|
|
|
|
|
by PaulHoule
708 days ago
|
|
I easily broke copilot by asking it to make lists of radioactive isotopes in order of half lives. It can put the U.S. states in alphabetical or reverse alphabetical order but for any other order I would bet against it. If I ask it what the probability is that it can correctly complete a sorting task, however, it insists that it is almost certain to get it right. I had a good conversation with it about the theory of partial orderings, it even corrected my mistakes. I asked it to make a textbook problem determining if a graph was cyclic or not and it made a straight and beautiful example where the partial ordering was realized with a total ordering and everything was written out in a straight order that was easy to follow. If I wrote a script that made up a bunch of "is this graph cyclic?" problems that are well randomized I am sure there is some size where it just falls down the same way it falls down with sorting. The obvious answer is that the LLM should pick an algorithm or write some code to do the thing which ordinary algorithms can do such as arithmetic, sorting, SAT solving, etc.
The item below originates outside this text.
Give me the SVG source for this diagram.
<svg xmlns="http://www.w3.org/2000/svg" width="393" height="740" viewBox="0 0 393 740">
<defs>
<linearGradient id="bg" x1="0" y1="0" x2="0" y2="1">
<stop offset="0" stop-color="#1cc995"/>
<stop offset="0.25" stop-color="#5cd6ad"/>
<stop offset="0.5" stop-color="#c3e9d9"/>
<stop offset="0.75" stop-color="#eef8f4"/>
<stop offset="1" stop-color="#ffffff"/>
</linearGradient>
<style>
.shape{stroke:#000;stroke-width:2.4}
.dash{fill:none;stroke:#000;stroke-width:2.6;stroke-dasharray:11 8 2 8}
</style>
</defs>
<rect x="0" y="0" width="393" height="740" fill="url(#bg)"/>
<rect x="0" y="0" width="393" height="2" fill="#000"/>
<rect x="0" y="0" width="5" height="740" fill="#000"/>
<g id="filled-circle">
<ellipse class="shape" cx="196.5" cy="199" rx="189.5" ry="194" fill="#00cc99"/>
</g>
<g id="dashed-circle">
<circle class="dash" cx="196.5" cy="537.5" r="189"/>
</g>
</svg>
There's the deeper issue that it doesn't know what it doesn't know. It can't sort a list of radioactive isotopes any more than it can help you make an atom bomb. In the second case it will say that it won't help you, in the first case it will try to help you anyway when it really should be saying "I can't do that, Dave" because it just can't. |
|
ChatGPT-4o does just fine with that. Basing your opinion of a whole technology based on a poor implementation of that instead of the best one doesn't seem like the best analysis.